If you're going to put in immigration constraints when I've got a skilled labour shortage in regional NZ, can you just tell me, so I have to know what I have to do.

At the moment I'm spending all my time trying to deal with all these things you're thinking about and I'm not actually out there winning in the market and building my business. We need to stop the talking, less hui, more do-ey.

Business will deal with what the Government decides to do. It may not like it. But it's very good at adjusting to what it has to deal with.

What it's not good for it is: "Do I invest that capital in that decision to grow my business, or, do I have to carry cover and wait for an increased input cost that's coming my way?" So, it's that sort of tension.

Lay an egg and get it done

It's a new Government and like any new leadership and any new organisation it's still trying to find its feet. Its got a leader who can talk the narrative very well.

But it has people who are very new to political management and the mechanisms of government.

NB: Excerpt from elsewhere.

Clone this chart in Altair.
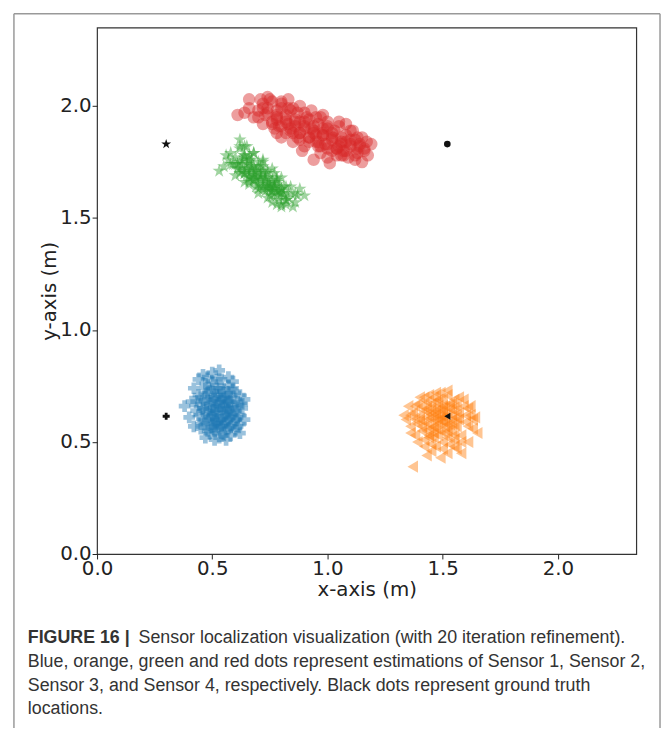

Minister of Finance Grant Robertson speaks at the New Zealand Herald Mood of the Boardroom this morning. Photo / Brett Phibbs.
Minister of Finance Grant Robertson speaks at the New Zealand Herald Mood of the Boardroom this morning. Photo / Brett Phibbs.

In fairness there are people who are more socially and environmentally skilled. But there is little commercial experience.

The answer to that is what Helen Clark and Lianne Dalziel did.

They went out and they engaged in a very formal but structured and positive way with business across the whole country.

There has to be an intentional action to do that. The coalition dynamic is new after 17 years of stability. They just need to lay an egg and get it done.